A aprovação da lei —que também impõe multas pesadas a organizações condenadas por “promover” a homossexualidade— alarmou defensores dos direitos humanos, que disseram que ela daria novo ímpeto para a introdução de leis draconianas equivalentes em outras nações africanas. Uganda está entre os países africanos que já proíbem relações entre pessoas do mesmo sexo, mas a nova lei cria delitos adicionais e prescreve penas muito mais severas.
As Nações Unidas, junto com grupos locais e internacionais de direitos humanos, disseram que a lei conflitava com a Constituição de Uganda e que provavelmente seria usada para assediar e intimidar sua população LGBTQ+.
O sentimento anti-LGBT+ é prevalente entre legisladores e líderes religiosos muçulmanos e cristãos. Eles dizem que a homossexualidade é uma importação ocidental, e realizaram comícios para mostrar apoio à lei antes de sua aprovação aprovada.
Algumas semanas após ser levada ao Parlamento, a lei foi rapidamente aprovada com apenas dois votos contrários.
Ativistas, acadêmicos e advogados de direitos humanos que desafiaram a lei no tribunal disseram que ela contrariava não apenas a Constituição de Uganda, que garante liberdade contra discriminação, mas também tratados internacionais, incluindo a Carta Africana dos Direitos Humanos e dos Povos. Eles também argumentaram que o Parlamento aprovou a lei sem tempo suficiente para a participação pública —argumentos rejeitados pela corte.
Grupos de direitos humanos disseram que desde a introdução e aprovação da lei, ugandeses LGBTQ+ enfrentam violência e assédio.

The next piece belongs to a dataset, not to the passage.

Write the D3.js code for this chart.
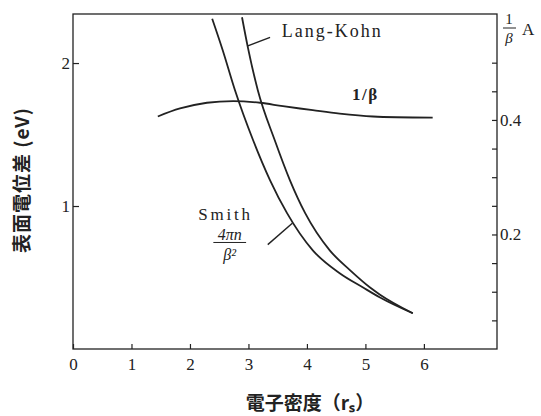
<!DOCTYPE html>
<html>
<head>
<meta charset="utf-8">
<script src="https://cdn.jsdelivr.net/npm/d3@7"></script>
<style>
  body { margin: 0; background: #fff; }
  text { fill: #222; }
</style>
</head>
<body>
<div id="container"></div>
<script>
/* DATA */
const smithX = [2.38, 2.56, 2.77, 3.08, 3.37, 3.66, 4.10, 4.56, 4.96, 5.25, 5.81];
const smithY = [2.31, 2.09, 1.81, 1.46, 1.18, 0.95, 0.69, 0.53, 0.43, 0.36, 0.25];

const langKohnX = [2.89, 2.99, 3.16, 3.45, 3.71, 3.97, 4.39, 4.74, 5.08, 5.25, 5.81];
const langKohnY = [2.32, 2.11, 1.81, 1.46, 1.18, 0.95, 0.69, 0.55, 0.43, 0.38, 0.25];

// 1/beta (right axis, in A)
const invBetaX = [1.45, 1.83, 2.29, 2.74, 3.20, 3.59, 4.10, 4.56, 5.13, 6.15];
const invBetaY = [0.406, 0.420, 0.430, 0.433, 0.430, 0.424, 0.417, 0.411, 0.406, 0.404];

const xTicks = [0, 1, 2, 3, 4, 5, 6];
const leftTicks = [1, 2];
const rightTicks = [0.05, 0.1, 0.15, 0.2, 0.25, 0.3, 0.35, 0.4, 0.45, 0.5];
const rightLabels = [0.2, 0.4];

/* LAYOUT */
const W = 541, H = 416;
const margin = {top: 14, right: 44, bottom: 67, left: 73};
const width = W - margin.left - margin.right,
      height = H - margin.top - margin.bottom;

const svg = d3.select("#container").append("svg")
  .attr("width", W).attr("height", H);
const g = svg.append("g")
  .attr("transform", `translate(${margin.left},${margin.top})`);

const xScale = d3.scaleLinear().domain([0, 7.25]).range([0, width]);
const yScale = d3.scaleLinear().domain([0, 2.343]).range([height, 0]);
const yRight = d3.scaleLinear().domain([0, 0.585]).range([height, 0]);

const ink = "#222";
const serif = "'Liberation Serif', 'DejaVu Serif', serif";
const cjk = "'Noto Sans CJK JP', sans-serif";

// frame
g.append("rect")
  .attr("width", width).attr("height", height)
  .attr("fill", "none").attr("stroke", ink).attr("stroke-width", 1.3);

// bottom axis
const xAxis = g.append("g")
  .attr("transform", `translate(0,${height})`)
  .call(d3.axisBottom(xScale).tickValues(xTicks).tickSize(-5).tickPadding(9).tickFormat(d3.format("d")));
xAxis.select(".domain").remove();
xAxis.selectAll("line").attr("stroke", ink).attr("stroke-width", 1.2);
xAxis.selectAll("text").attr("font-family", serif).attr("font-size", 17).attr("fill", ink);

// left axis
const yAxis = g.append("g")
  .call(d3.axisLeft(yScale).tickValues(leftTicks).tickSize(-6).tickPadding(3).tickFormat(d3.format("d")));
yAxis.select(".domain").remove();
yAxis.selectAll("line").attr("stroke", ink).attr("stroke-width", 1.2);
yAxis.selectAll("text").attr("font-family", serif).attr("font-size", 17).attr("fill", ink);

// right axis
const rAxis = g.append("g")
  .attr("transform", `translate(${width},0)`)
  .call(d3.axisRight(yRight).tickValues(rightTicks).tickSize(-5).tickPadding(3)
    .tickFormat(d => rightLabels.includes(d) ? d3.format(".1f")(d) : ""));
rAxis.select(".domain").remove();
rAxis.selectAll("line").attr("stroke", ink).attr("stroke-width", 1.2);
rAxis.selectAll("text").attr("font-family", serif).attr("font-size", 17).attr("fill", ink);

// curves
const lineL = d3.line().x(d => xScale(d[0])).y(d => yScale(d[1])).curve(d3.curveMonotoneX);
const lineR = d3.line().x(d => xScale(d[0])).y(d => yRight(d[1])).curve(d3.curveCatmullRom);

g.append("path").datum(d3.zip(smithX, smithY)).attr("d", lineL)
  .attr("fill", "none").attr("stroke", ink).attr("stroke-width", 1.8);
g.append("path").datum(d3.zip(langKohnX, langKohnY)).attr("d", lineL)
  .attr("fill", "none").attr("stroke", ink).attr("stroke-width", 1.8);
g.append("path").datum(d3.zip(invBetaX, invBetaY)).attr("d", lineR)
  .attr("fill", "none").attr("stroke", ink).attr("stroke-width", 1.8);

// leader lines
g.append("line")
  .attr("x1", xScale(2.99)).attr("y1", yScale(2.12))
  .attr("x2", xScale(3.37)).attr("y2", yScale(2.18))
  .attr("stroke", ink).attr("stroke-width", 1.4);
g.append("line")
  .attr("x1", xScale(3.33)).attr("y1", yScale(0.73))
  .attr("x2", xScale(3.75)).attr("y2", yScale(0.88))
  .attr("stroke", ink).attr("stroke-width", 1.4);

// labels
g.append("text").attr("x", xScale(3.57)).attr("y", yScale(2.18))
  .attr("font-family", serif).attr("font-size", 18).attr("letter-spacing", 2)
  .text("Lang-Kohn");
g.append("text").attr("x", xScale(4.77)).attr("y", yScale(1.74))
  .attr("font-family", serif).attr("font-size", 17).attr("font-weight", "bold")
  .attr("letter-spacing", 1.5).text("1/β");
g.append("text").attr("x", xScale(2.14)).attr("y", yScale(0.90))
  .attr("font-family", serif).attr("font-size", 17).attr("letter-spacing", 2.8)
  .text("Smith");
// 4πn / β² fraction
g.append("text").attr("x", xScale(2.68)).attr("y", yScale(0.765))
  .attr("text-anchor", "middle").attr("font-family", serif).attr("font-size", 16)
  .attr("font-style", "italic").text("4πn");
g.append("line")
  .attr("x1", xScale(2.4)).attr("x2", xScale(2.96))
  .attr("y1", yScale(0.745)).attr("y2", yScale(0.745))
  .attr("stroke", ink).attr("stroke-width", 1);
g.append("text").attr("x", xScale(2.68)).attr("y", yScale(0.62))
  .attr("text-anchor", "middle").attr("font-family", serif).attr("font-size", 16)
  .attr("font-style", "italic").text("β²");

// right axis unit: 1/β A
const unit = svg.append("g").attr("font-family", serif).attr("font-size", 15);
unit.append("text").attr("x", 509).attr("y", 24).attr("text-anchor", "middle").text("1");
unit.append("line").attr("x1", 503).attr("x2", 516).attr("y1", 28).attr("y2", 28)
  .attr("stroke", ink).attr("stroke-width", 1);
unit.append("text").attr("x", 509).attr("y", 43).attr("text-anchor", "middle")
  .attr("font-style", "italic").text("β");
unit.append("text").attr("x", 522).attr("y", 35).attr("font-size", 17).text("A");

// axis titles
svg.append("text")
  .attr("x", 310).attr("y", 410)
  .attr("text-anchor", "middle")
  .attr("font-family", cjk).attr("font-weight", "bold").attr("font-size", 19)
  .text("電子密度（rₛ）");

svg.append("text")
  .attr("transform", "translate(29,180) rotate(-90)")
  .attr("text-anchor", "middle")
  .attr("font-family", cjk).attr("font-weight", "bold").attr("font-size", 19)
  .attr("letter-spacing", 1)
  .text("表面電位差 (eV)");
</script>
</body>
</html>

A Convenção pela Igualdade, uma coalizão de grupos de direitos humanos em Uganda, documentou centenas de violações e abusos de direitos, incluindo prisões e exames anais forçados. Ugandeses gays e transexuais também foram expulsos de suas casas e agredidos por membros da família o que forçou muitos a fugirem para países vizinhos, como o Quênia.
A aprovação da lei também trouxe repercussões de saúde para Uganda. Especialistas se preocupam que a lei dificultaria o acesso médico para pessoas gays, especialmente aquelas em busca de testes, prevenção e tratamento contra o HIV.
Os Estados Unidos disseram que restringiriam vistos para autoridades de Uganda que se acredita serem responsáveis por fazer avançar a legislação. O governo de Joe Biden também removeu Uganda de um programa especial que permite acesso livre de impostos a produtos africanos nos Estados Unidos.